(RECORDED INFORMATION)
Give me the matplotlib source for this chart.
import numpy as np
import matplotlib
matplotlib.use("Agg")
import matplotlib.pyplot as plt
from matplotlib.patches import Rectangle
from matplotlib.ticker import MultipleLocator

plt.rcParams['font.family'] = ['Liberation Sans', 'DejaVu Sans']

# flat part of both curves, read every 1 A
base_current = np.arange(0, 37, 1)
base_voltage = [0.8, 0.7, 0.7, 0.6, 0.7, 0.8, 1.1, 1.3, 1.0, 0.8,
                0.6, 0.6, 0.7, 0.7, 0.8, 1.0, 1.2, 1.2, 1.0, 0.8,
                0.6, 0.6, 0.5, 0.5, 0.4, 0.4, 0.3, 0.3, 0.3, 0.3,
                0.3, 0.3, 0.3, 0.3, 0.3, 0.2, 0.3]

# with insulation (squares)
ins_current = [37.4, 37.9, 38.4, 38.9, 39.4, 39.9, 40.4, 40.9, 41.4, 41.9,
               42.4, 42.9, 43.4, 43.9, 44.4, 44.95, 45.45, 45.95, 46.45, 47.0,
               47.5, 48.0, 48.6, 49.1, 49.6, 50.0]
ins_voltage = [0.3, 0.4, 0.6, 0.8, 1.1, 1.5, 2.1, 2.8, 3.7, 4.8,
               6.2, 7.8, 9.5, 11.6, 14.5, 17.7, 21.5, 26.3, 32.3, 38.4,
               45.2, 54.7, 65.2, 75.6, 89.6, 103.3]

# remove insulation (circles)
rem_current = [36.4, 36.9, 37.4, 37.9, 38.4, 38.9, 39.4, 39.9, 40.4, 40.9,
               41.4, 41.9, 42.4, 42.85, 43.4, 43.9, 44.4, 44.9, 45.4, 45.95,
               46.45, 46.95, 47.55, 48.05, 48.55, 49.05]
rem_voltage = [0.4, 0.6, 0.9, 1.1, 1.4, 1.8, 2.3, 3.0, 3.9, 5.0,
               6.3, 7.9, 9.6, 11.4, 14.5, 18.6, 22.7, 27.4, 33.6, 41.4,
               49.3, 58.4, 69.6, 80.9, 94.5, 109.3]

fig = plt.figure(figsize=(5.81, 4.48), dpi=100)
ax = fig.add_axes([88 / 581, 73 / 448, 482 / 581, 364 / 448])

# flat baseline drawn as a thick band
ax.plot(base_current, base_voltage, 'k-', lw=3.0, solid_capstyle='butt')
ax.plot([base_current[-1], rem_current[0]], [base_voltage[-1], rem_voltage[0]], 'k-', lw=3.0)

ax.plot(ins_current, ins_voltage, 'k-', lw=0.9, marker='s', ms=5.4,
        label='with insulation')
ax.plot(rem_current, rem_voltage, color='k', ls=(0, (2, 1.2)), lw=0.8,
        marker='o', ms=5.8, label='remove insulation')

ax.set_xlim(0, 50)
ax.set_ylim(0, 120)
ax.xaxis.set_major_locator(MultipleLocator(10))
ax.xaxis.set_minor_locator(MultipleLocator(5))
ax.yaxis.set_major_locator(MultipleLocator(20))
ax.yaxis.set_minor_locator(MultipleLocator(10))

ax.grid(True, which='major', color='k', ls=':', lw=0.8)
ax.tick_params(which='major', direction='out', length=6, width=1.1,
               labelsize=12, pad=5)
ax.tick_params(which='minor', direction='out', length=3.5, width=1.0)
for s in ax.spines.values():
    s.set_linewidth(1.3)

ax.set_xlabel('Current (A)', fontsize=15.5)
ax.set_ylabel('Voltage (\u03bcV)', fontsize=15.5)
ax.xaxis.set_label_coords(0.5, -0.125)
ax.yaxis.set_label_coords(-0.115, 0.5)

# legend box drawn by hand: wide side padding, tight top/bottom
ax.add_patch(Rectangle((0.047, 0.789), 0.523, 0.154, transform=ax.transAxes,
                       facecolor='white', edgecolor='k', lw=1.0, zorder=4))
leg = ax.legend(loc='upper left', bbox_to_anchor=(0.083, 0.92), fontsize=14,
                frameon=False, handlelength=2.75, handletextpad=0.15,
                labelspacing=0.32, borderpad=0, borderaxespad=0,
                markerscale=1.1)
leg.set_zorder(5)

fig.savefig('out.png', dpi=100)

(YOUR OBJECTIVE) Please output the entire listing exactly as it stands.

(TASK OUTPUT)
Give me the matplotlib source for this chart.
import numpy as np
import matplotlib
matplotlib.use("Agg")
import matplotlib.pyplot as plt
from matplotlib.patches import Rectangle
from matplotlib.ticker import MultipleLocator

plt.rcParams['font.family'] = ['Liberation Sans', 'DejaVu Sans']

# flat part of both curves, read every 1 A
base_current = np.arange(0, 37, 1)
base_voltage = [0.8, 0.7, 0.7, 0.6, 0.7, 0.8, 1.1, 1.3, 1.0, 0.8,
                0.6, 0.6, 0.7, 0.7, 0.8, 1.0, 1.2, 1.2, 1.0, 0.8,
                0.6, 0.6, 0.5, 0.5, 0.4, 0.4, 0.3, 0.3, 0.3, 0.3,
                0.3, 0.3, 0.3, 0.3, 0.3, 0.2, 0.3]

# with insulation (squares)
ins_current = [37.4, 37.9, 38.4, 38.9, 39.4, 39.9, 40.4, 40.9, 41.4, 41.9,
               42.4, 42.9, 43.4, 43.9, 44.4, 44.95, 45.45, 45.95, 46.45, 47.0,
               47.5, 48.0, 48.6, 49.1, 49.6, 50.0]
ins_voltage = [0.3, 0.4, 0.6, 0.8, 1.1, 1.5, 2.1, 2.8, 3.7, 4.8,
               6.2, 7.8, 9.5, 11.6, 14.5, 17.7, 21.5, 26.3, 32.3, 38.4,
               45.2, 54.7, 65.2, 75.6, 89.6, 103.3]

# remove insulation (circles)
rem_current = [36.4, 36.9, 37.4, 37.9, 38.4, 38.9, 39.4, 39.9, 40.4, 40.9,
               41.4, 41.9, 42.4, 42.85, 43.4, 43.9, 44.4, 44.9, 45.4, 45.95,
               46.45, 46.95, 47.55, 48.05, 48.55, 49.05]
rem_voltage = [0.4, 0.6, 0.9, 1.1, 1.4, 1.8, 2.3, 3.0, 3.9, 5.0,
               6.3, 7.9, 9.6, 11.4, 14.5, 18.6, 22.7, 27.4, 33.6, 41.4,
               49.3, 58.4, 69.6, 80.9, 94.5, 109.3]

fig = plt.figure(figsize=(5.81, 4.48), dpi=100)
ax = fig.add_axes([88 / 581, 73 / 448, 482 / 581, 364 / 448])

# flat baseline drawn as a thick band
ax.plot(base_current, base_voltage, 'k-', lw=3.0, solid_capstyle='butt')
ax.plot([base_current[-1], rem_current[0]], [base_voltage[-1], rem_voltage[0]], 'k-', lw=3.0)

ax.plot(ins_current, ins_voltage, 'k-', lw=0.9, marker='s', ms=5.4,
        label='with insulation')
ax.plot(rem_current, rem_voltage, color='k', ls=(0, (2, 1.2)), lw=0.8,
        marker='o', ms=5.8, label='remove insulation')

ax.set_xlim(0, 50)
ax.set_ylim(0, 120)
ax.xaxis.set_major_locator(MultipleLocator(10))
ax.xaxis.set_minor_locator(MultipleLocator(5))
ax.yaxis.set_major_locator(MultipleLocator(20))
ax.yaxis.set_minor_locator(MultipleLocator(10))

ax.grid(True, which='major', color='k', ls=':', lw=0.8)
ax.tick_params(which='major', direction='out', length=6, width=1.1,
               labelsize=12, pad=5)
ax.tick_params(which='minor', direction='out', length=3.5, width=1.0)
for s in ax.spines.values():
    s.set_linewidth(1.3)

ax.set_xlabel('Current (A)', fontsize=15.5)
ax.set_ylabel('Voltage (\u03bcV)', fontsize=15.5)
ax.xaxis.set_label_coords(0.5, -0.125)
ax.yaxis.set_label_coords(-0.115, 0.5)

# legend box drawn by hand: wide side padding, tight top/bottom
ax.add_patch(Rectangle((0.047, 0.789), 0.523, 0.154, transform=ax.transAxes,
                       facecolor='white', edgecolor='k', lw=1.0, zorder=4))
leg = ax.legend(loc='upper left', bbox_to_anchor=(0.083, 0.92), fontsize=14,
                frameon=False, handlelength=2.75, handletextpad=0.15,
                labelspacing=0.32, borderpad=0, borderaxespad=0,
                markerscale=1.1)
leg.set_zorder(5)

fig.savefig('out.png', dpi=100)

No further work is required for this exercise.